Uma disputa judicial entre a indústria de medicamentos de marca e os genéricos, um setor que movimentou R$ 9 bilhões em 2011, foi parar nos órgãos de defesa da concorrência. Tudo começou em meados da década passada, quando grandes laboratórios farmacêuticos, como o dinamarquês Lundbeck e os americanos Eli Lilly e Genzyme, entraram com várias ações na Justiça para estender o prazo de validade de patentes e garantir exclusividade no mercado. A maioria dos processos já foi concluída e sempre com vitória para os fabricantes de genéricos. Mesmo assim, os laboratórios de marca não desistem da briga e continuam recorrendo ao judiciário, muitas vezes sem motivos plausíveis.
Esse tipo de procedimento provocou a reação da Pró Genéricos, entidade que representa o segmento no Brasil, e a gigante do mercado farmacêutico EMS, por meio do seu braço de medicamentos sem marca, a Germed Farmacêutica, que acusam os grandes laboratórios de abusar do direito de mover ações judiciais para prejudicar outras empresas do setor.
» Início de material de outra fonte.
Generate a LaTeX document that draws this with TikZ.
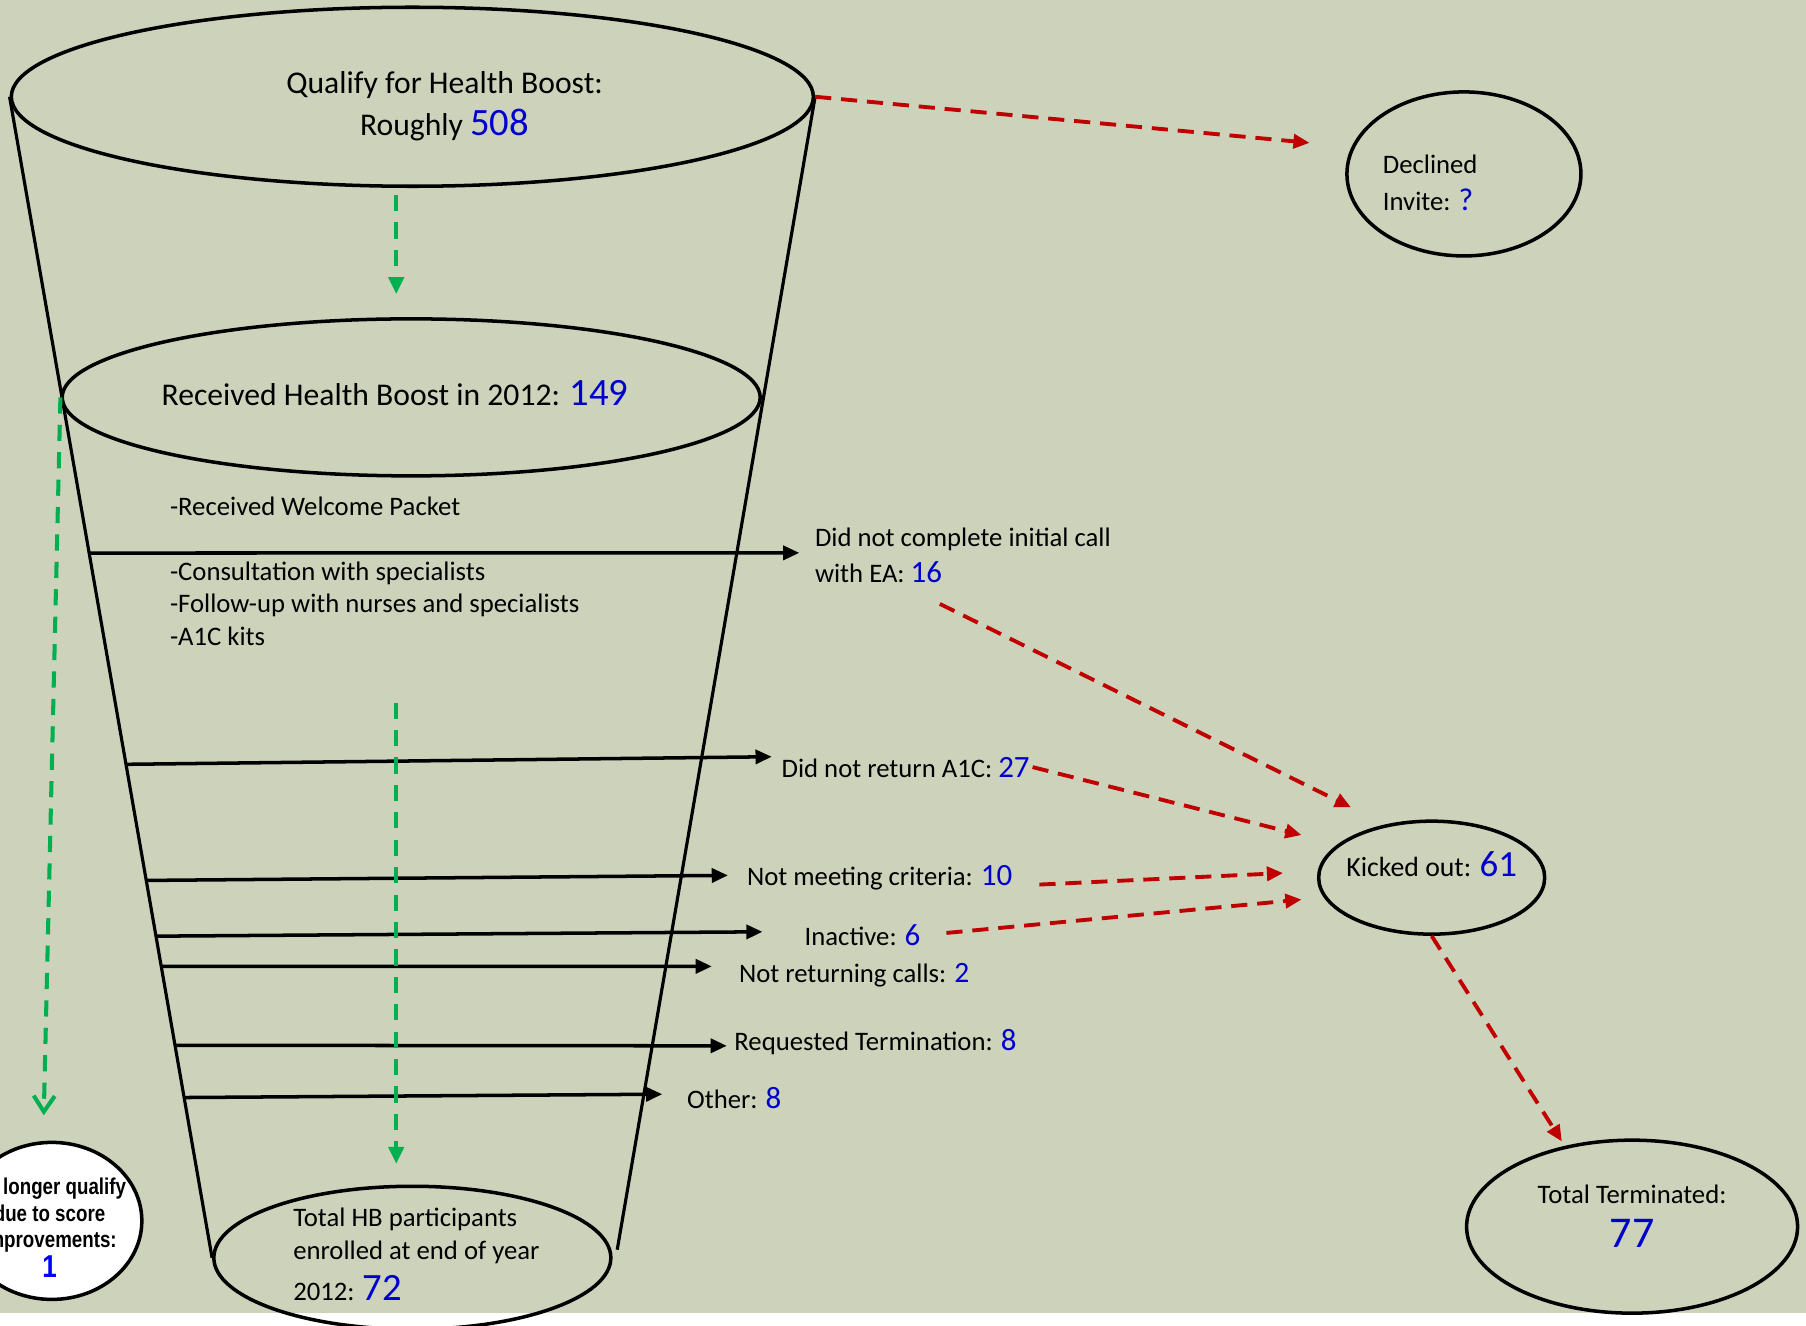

É o que se chama, no jargão jurídico, de sham litigation, um litígio simulado, também conhecido como litigação de má-fé. A estratégia de protelação dos laboratórios tradicionais é simples. Mediante a contratação de escritórios renomados de advocacia, eles entram com vários processos ao mesmo tempo e, num primeiro momento, conseguem liminares que barram a concorrência até o julgamento do mérito da ação. Quanto mais demorar esse julgamento, melhor para eles. Situações desse tipo, raras há alguns anos, estão se tornando cada vez mais comuns no Brasil.
Na Secretaria de Direito Econômico (SDE), do Ministério da Justiça, existem atualmente 15 casos em investigação, dos quais oito são públicos (leia quadro ao final da reportagem). “Há um indício de conduta abusiva por parte dos laboratórios de marca, que pode trazer impacto econômico”, afirmou à DINHEIRO o secretário de Direito Econômico, Vinícius Carvalho. A tendência do governo é proteger a permanência dos genéricos, que aumentam a concorrência no mercado. “A atuação do Ministério da Justiça pode levar os laboratórios, no futuro, a serem menos agressivos contra os genéricos”, acredita Marcelo Calliari, sócio do escritório Tozzini Freire Advogados.As reclamações dos fabricantes de genéricos já surtiram um efeito positivo. “Conseguimos ampliar nossa participação no mercado ao reagir às ações”, diz o presidente da Pró Genéricos, Odnir Finotti.
“A Justiça não está dando mais liminares para os laboratórios esticarem suas patentes, e alguns já vêm até desistindo de processar os genéricos”, afirma o advogado da entidade, Aristóbulo Freitas. Os laboratórios acusados de práticas protelatórias abusivas foram procurados pela DINHEIRO, mas não quiseram comentar o caso. A Interfarma, que representa os fabricantes dos medicamentos de marca, minimiza a guerra travada com os genéricos. “Cinco processos é muito pouco para um setor que tem 650 indústrias”, diz o presidente da Associação da Indústria Farmacêutica de Pesquisa, Antônio Brito. Até agora, o único caso de condenação pela prática de litigação de má- fé não está ligado ao setor de saúde. Em 2010, a BOX 3 Vídeo, empresa que detém a rede nacional de televisão Shop Tour e veicula programas de ofertas de produtos e serviços, recebeu uma multa de R$ 1,7 milhão por impedir que concorrentes transmitissem programas semelhantes ao seu.
Durante dez anos, a Box 3 entrou com ações na Justiça para reduzir a concorrência. Seu advogado, Márcio Lamonica, diz que, apesar de o Cade entender que a Shop Tour quis prejudicar os concorrentes, não houve má-fé. “A empresa quer passar a mensagem: ‘pode concorrer, mas não me copie’.” A Shop Tour ainda pretende recorrer da decisão do Cade na Justiça. Dada a complexidade dos casos desse tipo, muitas ações acabam sendo arquivadas. É o caso da polêmica envolvendo Fiat, Volkswagen e Ford e a Associação Nacional dos Fabricantes de Peças (Anfape), que reúne as fabricantes de peças de reposição, que não são credenciadas pelas montadoras. A Anfape acusou as fabricantes de automóveis de abusarem de processos na Justiça para impedir que suas peças fossem comercializadas, mas o Cade entendeu que não houve má-fé judicial.